───── Dataset extract ─────

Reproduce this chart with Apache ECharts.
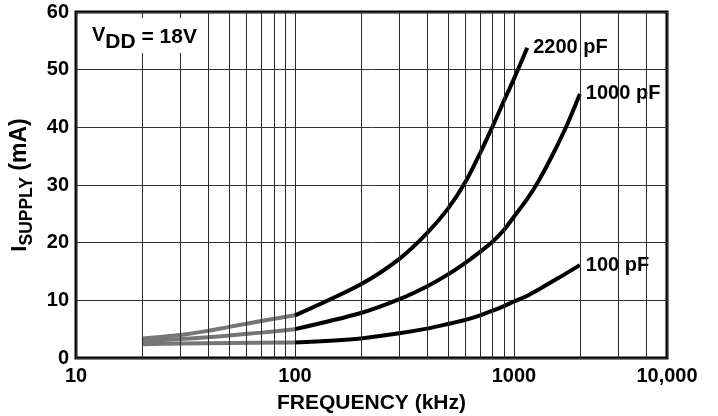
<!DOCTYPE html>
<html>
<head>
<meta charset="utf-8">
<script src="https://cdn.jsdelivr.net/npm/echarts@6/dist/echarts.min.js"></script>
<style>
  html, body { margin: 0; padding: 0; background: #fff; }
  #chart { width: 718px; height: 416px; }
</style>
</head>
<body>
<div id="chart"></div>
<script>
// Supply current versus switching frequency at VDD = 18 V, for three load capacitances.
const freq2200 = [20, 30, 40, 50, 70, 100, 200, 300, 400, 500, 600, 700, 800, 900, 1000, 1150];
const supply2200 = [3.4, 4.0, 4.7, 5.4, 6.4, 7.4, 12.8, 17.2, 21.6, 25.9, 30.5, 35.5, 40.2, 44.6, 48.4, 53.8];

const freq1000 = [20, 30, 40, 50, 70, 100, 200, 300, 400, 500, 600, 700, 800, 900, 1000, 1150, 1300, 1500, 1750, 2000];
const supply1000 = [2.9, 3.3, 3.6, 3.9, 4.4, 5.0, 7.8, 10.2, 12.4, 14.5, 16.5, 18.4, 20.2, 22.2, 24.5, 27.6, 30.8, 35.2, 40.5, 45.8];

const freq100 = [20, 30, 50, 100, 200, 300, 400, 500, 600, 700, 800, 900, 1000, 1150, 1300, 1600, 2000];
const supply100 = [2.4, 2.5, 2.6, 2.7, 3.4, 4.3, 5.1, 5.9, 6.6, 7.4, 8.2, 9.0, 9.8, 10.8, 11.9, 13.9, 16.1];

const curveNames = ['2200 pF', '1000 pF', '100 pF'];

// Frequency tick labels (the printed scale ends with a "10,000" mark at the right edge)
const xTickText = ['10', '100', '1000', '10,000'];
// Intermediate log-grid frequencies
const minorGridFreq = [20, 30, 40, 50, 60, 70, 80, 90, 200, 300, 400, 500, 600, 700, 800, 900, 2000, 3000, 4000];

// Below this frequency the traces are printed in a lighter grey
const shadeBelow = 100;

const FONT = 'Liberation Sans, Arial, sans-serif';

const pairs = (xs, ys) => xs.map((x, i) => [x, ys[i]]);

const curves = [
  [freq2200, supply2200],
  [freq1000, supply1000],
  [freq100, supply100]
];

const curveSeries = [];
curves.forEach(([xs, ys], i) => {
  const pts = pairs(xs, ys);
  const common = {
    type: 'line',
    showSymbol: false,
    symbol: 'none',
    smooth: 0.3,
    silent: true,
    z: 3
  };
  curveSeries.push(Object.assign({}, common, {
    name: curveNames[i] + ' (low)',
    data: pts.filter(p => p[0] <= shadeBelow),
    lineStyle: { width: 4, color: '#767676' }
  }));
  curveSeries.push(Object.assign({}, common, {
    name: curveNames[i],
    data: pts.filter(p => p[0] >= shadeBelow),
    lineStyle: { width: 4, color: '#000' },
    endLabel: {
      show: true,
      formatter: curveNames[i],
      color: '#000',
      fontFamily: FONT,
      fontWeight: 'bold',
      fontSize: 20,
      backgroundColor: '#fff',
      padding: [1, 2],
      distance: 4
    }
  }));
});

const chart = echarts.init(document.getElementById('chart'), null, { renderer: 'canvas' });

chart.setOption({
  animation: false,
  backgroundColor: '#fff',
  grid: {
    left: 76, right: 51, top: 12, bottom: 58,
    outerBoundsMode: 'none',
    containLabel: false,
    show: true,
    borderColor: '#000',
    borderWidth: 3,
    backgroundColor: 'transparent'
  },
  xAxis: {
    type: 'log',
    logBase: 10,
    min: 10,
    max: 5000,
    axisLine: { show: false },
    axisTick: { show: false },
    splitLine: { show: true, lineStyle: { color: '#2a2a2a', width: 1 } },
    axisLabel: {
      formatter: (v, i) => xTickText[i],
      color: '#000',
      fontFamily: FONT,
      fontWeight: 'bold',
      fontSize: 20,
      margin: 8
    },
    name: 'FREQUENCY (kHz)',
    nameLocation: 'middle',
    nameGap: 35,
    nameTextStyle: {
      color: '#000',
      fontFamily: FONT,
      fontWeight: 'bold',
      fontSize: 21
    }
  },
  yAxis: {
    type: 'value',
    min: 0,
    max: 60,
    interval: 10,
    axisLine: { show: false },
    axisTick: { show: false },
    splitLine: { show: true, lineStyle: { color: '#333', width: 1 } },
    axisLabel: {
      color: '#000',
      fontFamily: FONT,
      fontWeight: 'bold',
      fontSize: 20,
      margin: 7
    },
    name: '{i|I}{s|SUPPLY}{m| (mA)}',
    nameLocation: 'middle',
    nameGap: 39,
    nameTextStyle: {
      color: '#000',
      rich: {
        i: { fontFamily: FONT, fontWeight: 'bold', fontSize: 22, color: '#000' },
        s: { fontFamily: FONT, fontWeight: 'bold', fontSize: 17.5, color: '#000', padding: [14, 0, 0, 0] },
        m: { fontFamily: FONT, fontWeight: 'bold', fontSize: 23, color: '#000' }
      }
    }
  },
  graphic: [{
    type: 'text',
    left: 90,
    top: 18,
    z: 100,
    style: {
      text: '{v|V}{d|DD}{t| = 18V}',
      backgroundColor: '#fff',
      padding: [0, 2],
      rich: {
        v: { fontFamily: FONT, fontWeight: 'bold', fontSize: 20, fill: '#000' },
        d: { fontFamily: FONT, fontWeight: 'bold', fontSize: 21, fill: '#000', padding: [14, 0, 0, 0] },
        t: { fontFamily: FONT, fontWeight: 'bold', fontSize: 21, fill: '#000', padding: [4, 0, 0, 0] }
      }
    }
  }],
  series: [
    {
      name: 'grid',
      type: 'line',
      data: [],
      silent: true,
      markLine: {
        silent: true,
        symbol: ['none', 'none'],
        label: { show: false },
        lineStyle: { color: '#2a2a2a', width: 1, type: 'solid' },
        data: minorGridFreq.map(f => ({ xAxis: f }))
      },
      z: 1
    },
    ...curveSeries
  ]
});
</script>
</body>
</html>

─────

### The task
Reproduce all of the material exactly, apart from the pictures.

### Exercise result
Reproduce this chart with Apache ECharts.
<!DOCTYPE html>
<html>
<head>
<meta charset="utf-8">
<script src="https://cdn.jsdelivr.net/npm/echarts@6/dist/echarts.min.js"></script>
<style>
  html, body { margin: 0; padding: 0; background: #fff; }
  #chart { width: 718px; height: 416px; }
</style>
</head>
<body>
<div id="chart"></div>
<script>
// Supply current versus switching frequency at VDD = 18 V, for three load capacitances.
const freq2200 = [20, 30, 40, 50, 70, 100, 200, 300, 400, 500, 600, 700, 800, 900, 1000, 1150];
const supply2200 = [3.4, 4.0, 4.7, 5.4, 6.4, 7.4, 12.8, 17.2, 21.6, 25.9, 30.5, 35.5, 40.2, 44.6, 48.4, 53.8];

const freq1000 = [20, 30, 40, 50, 70, 100, 200, 300, 400, 500, 600, 700, 800, 900, 1000, 1150, 1300, 1500, 1750, 2000];
const supply1000 = [2.9, 3.3, 3.6, 3.9, 4.4, 5.0, 7.8, 10.2, 12.4, 14.5, 16.5, 18.4, 20.2, 22.2, 24.5, 27.6, 30.8, 35.2, 40.5, 45.8];

const freq100 = [20, 30, 50, 100, 200, 300, 400, 500, 600, 700, 800, 900, 1000, 1150, 1300, 1600, 2000];
const supply100 = [2.4, 2.5, 2.6, 2.7, 3.4, 4.3, 5.1, 5.9, 6.6, 7.4, 8.2, 9.0, 9.8, 10.8, 11.9, 13.9, 16.1];

const curveNames = ['2200 pF', '1000 pF', '100 pF'];

// Frequency tick labels (the printed scale ends with a "10,000" mark at the right edge)
const xTickText = ['10', '100', '1000', '10,000'];
// Intermediate log-grid frequencies
const minorGridFreq = [20, 30, 40, 50, 60, 70, 80, 90, 200, 300, 400, 500, 600, 700, 800, 900, 2000, 3000, 4000];

// Below this frequency the traces are printed in a lighter grey
const shadeBelow = 100;

const FONT = 'Liberation Sans, Arial, sans-serif';

const pairs = (xs, ys) => xs.map((x, i) => [x, ys[i]]);

const curves = [
  [freq2200, supply2200],
  [freq1000, supply1000],
  [freq100, supply100]
];

const curveSeries = [];
curves.forEach(([xs, ys], i) => {
  const pts = pairs(xs, ys);
  const common = {
    type: 'line',
    showSymbol: false,
    symbol: 'none',
    smooth: 0.3,
    silent: true,
    z: 3
  };
  curveSeries.push(Object.assign({}, common, {
    name: curveNames[i] + ' (low)',
    data: pts.filter(p => p[0] <= shadeBelow),
    lineStyle: { width: 4, color: '#767676' }
  }));
  curveSeries.push(Object.assign({}, common, {
    name: curveNames[i],
    data: pts.filter(p => p[0] >= shadeBelow),
    lineStyle: { width: 4, color: '#000' },
    endLabel: {
      show: true,
      formatter: curveNames[i],
      color: '#000',
      fontFamily: FONT,
      fontWeight: 'bold',
      fontSize: 20,
      backgroundColor: '#fff',
      padding: [1, 2],
      distance: 4
    }
  }));
});

const chart = echarts.init(document.getElementById('chart'), null, { renderer: 'canvas' });

chart.setOption({
  animation: false,
  backgroundColor: '#fff',
  grid: {
    left: 76, right: 51, top: 12, bottom: 58,
    outerBoundsMode: 'none',
    containLabel: false,
    show: true,
    borderColor: '#000',
    borderWidth: 3,
    backgroundColor: 'transparent'
  },
  xAxis: {
    type: 'log',
    logBase: 10,
    min: 10,
    max: 5000,
    axisLine: { show: false },
    axisTick: { show: false },
    splitLine: { show: true, lineStyle: { color: '#2a2a2a', width: 1 } },
    axisLabel: {
      formatter: (v, i) => xTickText[i],
      color: '#000',
      fontFamily: FONT,
      fontWeight: 'bold',
      fontSize: 20,
      margin: 8
    },
    name: 'FREQUENCY (kHz)',
    nameLocation: 'middle',
    nameGap: 35,
    nameTextStyle: {
      color: '#000',
      fontFamily: FONT,
      fontWeight: 'bold',
      fontSize: 21
    }
  },
  yAxis: {
    type: 'value',
    min: 0,
    max: 60,
    interval: 10,
    axisLine: { show: false },
    axisTick: { show: false },
    splitLine: { show: true, lineStyle: { color: '#333', width: 1 } },
    axisLabel: {
      color: '#000',
      fontFamily: FONT,
      fontWeight: 'bold',
      fontSize: 20,
      margin: 7
    },
    name: '{i|I}{s|SUPPLY}{m| (mA)}',
    nameLocation: 'middle',
    nameGap: 39,
    nameTextStyle: {
      color: '#000',
      rich: {
        i: { fontFamily: FONT, fontWeight: 'bold', fontSize: 22, color: '#000' },
        s: { fontFamily: FONT, fontWeight: 'bold', fontSize: 17.5, color: '#000', padding: [14, 0, 0, 0] },
        m: { fontFamily: FONT, fontWeight: 'bold', fontSize: 23, color: '#000' }
      }
    }
  },
  graphic: [{
    type: 'text',
    left: 90,
    top: 18,
    z: 100,
    style: {
      text: '{v|V}{d|DD}{t| = 18V}',
      backgroundColor: '#fff',
      padding: [0, 2],
      rich: {
        v: { fontFamily: FONT, fontWeight: 'bold', fontSize: 20, fill: '#000' },
        d: { fontFamily: FONT, fontWeight: 'bold', fontSize: 21, fill: '#000', padding: [14, 0, 0, 0] },
        t: { fontFamily: FONT, fontWeight: 'bold', fontSize: 21, fill: '#000', padding: [4, 0, 0, 0] }
      }
    }
  }],
  series: [
    {
      name: 'grid',
      type: 'line',
      data: [],
      silent: true,
      markLine: {
        silent: true,
        symbol: ['none', 'none'],
        label: { show: false },
        lineStyle: { color: '#2a2a2a', width: 1, type: 'solid' },
        data: minorGridFreq.map(f => ({ xAxis: f }))
      },
      z: 1
    },
    ...curveSeries
  ]
});
</script>
</body>
</html>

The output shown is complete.